WRITTEN EXERCISE: Repeat every record below exactly, but leave out any pictures.

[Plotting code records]
+--
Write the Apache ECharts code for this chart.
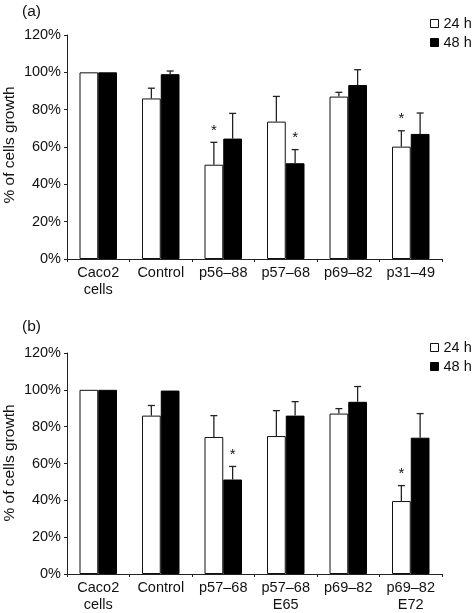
<!DOCTYPE html>
<html>
<head>
<meta charset="utf-8">
<script src="https://cdn.jsdelivr.net/npm/echarts@6/dist/echarts.min.js"></script>
<style>html,body{margin:0;padding:0;background:#fff}#c{width:472px;height:613px}</style>
</head>
<body>
<div id="c"></div>
<script>
// Panel (a)
var categoriesA = ['Caco2\ncells', 'Control', 'p56–88', 'p57–68', 'p69–82', 'p31–49'];
var h24A = [100, 86, 50.5, 73.6, 87, 60.2];
var e24A = [0, 5.5, 12, 13.5, 2.3, 8.5];
var h48A = [100, 99, 64.5, 51.3, 93.2, 67];
var e48A = [0, 1.7, 13.5, 7.3, 8.2, 11.2];
var sig24A = [0, 0, 1, 0, 0, 1];
var sig48A = [0, 0, 0, 1, 0, 0];
// Panel (b)
var categoriesB = ['Caco2\ncells', 'Control', 'p57–68', 'p57–68\nE65', 'p69–82', 'p69–82\nE72'];
var h24B = [100, 86, 74.4, 74.9, 87.1, 39.6];
var e24B = [0, 5.5, 11.6, 13.8, 2.7, 8.4];
var h48B = [100, 99.6, 51.3, 86, 93.5, 74];
var e48B = [0, 0, 7.1, 7.6, 8.3, 13.1];
var sig24B = [0, 0, 0, 0, 0, 1];
var sig48B = [0, 0, 1, 0, 0, 0];
var yTicks = [0, 20, 40, 60, 80, 100, 120];
var yTitle = '% of cells growth';

var FONT = '"Liberation Sans", Arial, sans-serif';
var chart = echarts.init(document.getElementById('c'), null, {renderer: 'canvas'});

function errData(vals, errs, sigs) {
  return vals.map(function (v, i) { return [i, v, errs[i], sigs[i]]; });
}
function makeErr(off) {
  return function (params, api) {
    var ci = api.value(0), v = api.value(1), e = api.value(2), s = api.value(3);
    var w = api.size([1, 0])[0];
    var base = api.coord([ci, v]);
    var top = api.coord([ci, v + e]);
    var x = base[0] + off * w;
    var children = [];
    if (e > 0) {
      children.push({type: 'line', shape: {x1: x, y1: base[1], x2: x, y2: top[1]},
        style: {stroke: '#222', lineWidth: 1.3}});
      children.push({type: 'line', shape: {x1: x - 3.5, y1: top[1], x2: x + 3.5, y2: top[1]},
        style: {stroke: '#222', lineWidth: 1.3}});
    }
    if (s) {
      children.push({type: 'text', style: {text: '*', x: x, y: top[1] - 4, align: 'center',
        verticalAlign: 'bottom', font: '15px ' + FONT, fill: '#111'}});
    }
    return {type: 'group', children: children};
  };
}

function xAx(cats, gi) {
  return {type: 'category', gridIndex: gi, data: cats,
    axisLine: {lineStyle: {color: '#222', width: 1}},
    axisTick: {show: true, length: 3, lineStyle: {color: '#222'}},
    axisLabel: {interval: 0, color: '#111', fontSize: 14.5, fontFamily: FONT, lineHeight: 17, margin: 5}};
}
function yAx(gi) {
  return {type: 'value', gridIndex: gi, min: 0, max: 120, interval: 20,
    splitLine: {show: false},
    axisLine: {show: true, lineStyle: {color: '#222', width: 1}},
    axisTick: {show: true, length: 3, lineStyle: {color: '#222'}},
    axisLabel: {formatter: '{value}%', color: '#111', fontSize: 14.5, fontFamily: FONT, margin: 6}};
}
function bars(name, vals, gi, white) {
  return {type: 'bar', name: name, xAxisIndex: gi, yAxisIndex: gi, data: vals,
    barWidth: '30%', barGap: '0%',
    itemStyle: white ? {color: '#fff', borderColor: '#111', borderWidth: 1} : {color: '#000', borderColor: '#000', borderWidth: 1},
    emphasis: {disabled: true}};
}
function errSeries(vals, errs, sigs, gi, off) {
  return {type: 'custom', xAxisIndex: gi, yAxisIndex: gi, z: 5,
    data: errData(vals, errs, sigs), renderItem: makeErr(off), silent: true};
}
function legend(top) {
  return {data: [{name: '24 h', icon: 'rect'}, {name: '48 h', icon: 'rect'}],
    orient: 'vertical', left: 430, top: top, padding: 0,
    itemWidth: 8, itemHeight: 8, itemGap: 4, selectedMode: false,
    itemStyle: {borderWidth: 1},
    textStyle: {fontSize: 14.5, color: '#111', fontFamily: FONT}};
}
function yName(cy) {
  return {type: 'text', x: 10, y: cy, rotation: Math.PI / 2,
    style: {text: yTitle, font: '15.5px ' + FONT, fill: '#111', align: 'center', verticalAlign: 'middle'}};
}

chart.setOption({
  animation: false,
  backgroundColor: '#fff',
  grid: [
    {left: 67, right: 30, top: 35, height: 224, outerBoundsMode: 'none', containLabel: false},
    {left: 67, right: 30, top: 353, height: 221, outerBoundsMode: 'none', containLabel: false}
  ],
  legend: [legend(16), legend(340)],
  graphic: [
    {type: 'text', left: 22, top: 4, style: {text: '(a)', font: '15.5px ' + FONT, fill: '#111'}},
    {type: 'text', left: 22, top: 319, style: {text: '(b)', font: '15.5px ' + FONT, fill: '#111'}},
    yName(145),
    yName(463)
  ],
  xAxis: [xAx(categoriesA, 0), xAx(categoriesB, 1)],
  yAxis: [yAx(0), yAx(1)],
  series: [
    bars('24 h', h24A, 0, true),
    bars('48 h', h48A, 0, false),
    bars('24 h', h24B, 1, true),
    bars('48 h', h48B, 1, false),
    errSeries(h24A, e24A, sig24A, 0, -0.15),
    errSeries(h48A, e48A, sig48A, 0, 0.15),
    errSeries(h24B, e24B, sig24B, 1, -0.15),
    errSeries(h48B, e48B, sig48B, 1, 0.15)
  ]
});
</script>
</body>
</html>
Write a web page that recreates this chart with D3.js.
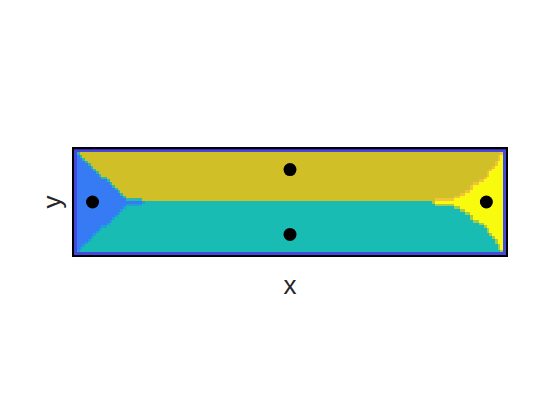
+--
FULL OUTPUT:
Write the Apache ECharts code for this chart.
<!DOCTYPE html>
<html>
<head>
<meta charset="utf-8">
<script src="https://cdn.jsdelivr.net/npm/echarts@6/dist/echarts.min.js"></script>
<style>html,body{margin:0;padding:0;background:#fff}#c{width:472px;height:613px}</style>
</head>
<body>
<div id="c"></div>
<script>
// Panel (a)
var categoriesA = ['Caco2\ncells', 'Control', 'p56–88', 'p57–68', 'p69–82', 'p31–49'];
var h24A = [100, 86, 50.5, 73.6, 87, 60.2];
var e24A = [0, 5.5, 12, 13.5, 2.3, 8.5];
var h48A = [100, 99, 64.5, 51.3, 93.2, 67];
var e48A = [0, 1.7, 13.5, 7.3, 8.2, 11.2];
var sig24A = [0, 0, 1, 0, 0, 1];
var sig48A = [0, 0, 0, 1, 0, 0];
// Panel (b)
var categoriesB = ['Caco2\ncells', 'Control', 'p57–68', 'p57–68\nE65', 'p69–82', 'p69–82\nE72'];
var h24B = [100, 86, 74.4, 74.9, 87.1, 39.6];
var e24B = [0, 5.5, 11.6, 13.8, 2.7, 8.4];
var h48B = [100, 99.6, 51.3, 86, 93.5, 74];
var e48B = [0, 0, 7.1, 7.6, 8.3, 13.1];
var sig24B = [0, 0, 0, 0, 0, 1];
var sig48B = [0, 0, 1, 0, 0, 0];
var yTicks = [0, 20, 40, 60, 80, 100, 120];
var yTitle = '% of cells growth';

var FONT = '"Liberation Sans", Arial, sans-serif';
var chart = echarts.init(document.getElementById('c'), null, {renderer: 'canvas'});

function errData(vals, errs, sigs) {
  return vals.map(function (v, i) { return [i, v, errs[i], sigs[i]]; });
}
function makeErr(off) {
  return function (params, api) {
    var ci = api.value(0), v = api.value(1), e = api.value(2), s = api.value(3);
    var w = api.size([1, 0])[0];
    var base = api.coord([ci, v]);
    var top = api.coord([ci, v + e]);
    var x = base[0] + off * w;
    var children = [];
    if (e > 0) {
      children.push({type: 'line', shape: {x1: x, y1: base[1], x2: x, y2: top[1]},
        style: {stroke: '#222', lineWidth: 1.3}});
      children.push({type: 'line', shape: {x1: x - 3.5, y1: top[1], x2: x + 3.5, y2: top[1]},
        style: {stroke: '#222', lineWidth: 1.3}});
    }
    if (s) {
      children.push({type: 'text', style: {text: '*', x: x, y: top[1] - 4, align: 'center',
        verticalAlign: 'bottom', font: '15px ' + FONT, fill: '#111'}});
    }
    return {type: 'group', children: children};
  };
}

function xAx(cats, gi) {
  return {type: 'category', gridIndex: gi, data: cats,
    axisLine: {lineStyle: {color: '#222', width: 1}},
    axisTick: {show: true, length: 3, lineStyle: {color: '#222'}},
    axisLabel: {interval: 0, color: '#111', fontSize: 14.5, fontFamily: FONT, lineHeight: 17, margin: 5}};
}
function yAx(gi) {
  return {type: 'value', gridIndex: gi, min: 0, max: 120, interval: 20,
    splitLine: {show: false},
    axisLine: {show: true, lineStyle: {color: '#222', width: 1}},
    axisTick: {show: true, length: 3, lineStyle: {color: '#222'}},
    axisLabel: {formatter: '{value}%', color: '#111', fontSize: 14.5, fontFamily: FONT, margin: 6}};
}
function bars(name, vals, gi, white) {
  return {type: 'bar', name: name, xAxisIndex: gi, yAxisIndex: gi, data: vals,
    barWidth: '30%', barGap: '0%',
    itemStyle: white ? {color: '#fff', borderColor: '#111', borderWidth: 1} : {color: '#000', borderColor: '#000', borderWidth: 1},
    emphasis: {disabled: true}};
}
function errSeries(vals, errs, sigs, gi, off) {
  return {type: 'custom', xAxisIndex: gi, yAxisIndex: gi, z: 5,
    data: errData(vals, errs, sigs), renderItem: makeErr(off), silent: true};
}
function legend(top) {
  return {data: [{name: '24 h', icon: 'rect'}, {name: '48 h', icon: 'rect'}],
    orient: 'vertical', left: 430, top: top, padding: 0,
    itemWidth: 8, itemHeight: 8, itemGap: 4, selectedMode: false,
    itemStyle: {borderWidth: 1},
    textStyle: {fontSize: 14.5, color: '#111', fontFamily: FONT}};
}
function yName(cy) {
  return {type: 'text', x: 10, y: cy, rotation: Math.PI / 2,
    style: {text: yTitle, font: '15.5px ' + FONT, fill: '#111', align: 'center', verticalAlign: 'middle'}};
}

chart.setOption({
  animation: false,
  backgroundColor: '#fff',
  grid: [
    {left: 67, right: 30, top: 35, height: 224, outerBoundsMode: 'none', containLabel: false},
    {left: 67, right: 30, top: 353, height: 221, outerBoundsMode: 'none', containLabel: false}
  ],
  legend: [legend(16), legend(340)],
  graphic: [
    {type: 'text', left: 22, top: 4, style: {text: '(a)', font: '15.5px ' + FONT, fill: '#111'}},
    {type: 'text', left: 22, top: 319, style: {text: '(b)', font: '15.5px ' + FONT, fill: '#111'}},
    yName(145),
    yName(463)
  ],
  xAxis: [xAx(categoriesA, 0), xAx(categoriesB, 1)],
  yAxis: [yAx(0), yAx(1)],
  series: [
    bars('24 h', h24A, 0, true),
    bars('48 h', h48A, 0, false),
    bars('24 h', h24B, 1, true),
    bars('48 h', h48B, 1, false),
    errSeries(h24A, e24A, sig24A, 0, -0.15),
    errSeries(h48A, e48A, sig48A, 0, 0.15),
    errSeries(h24B, e24B, sig24B, 1, -0.15),
    errSeries(h48B, e48B, sig48B, 1, 0.15)
  ]
});
</script>
</body>
</html>
Write a web page that recreates this chart with D3.js.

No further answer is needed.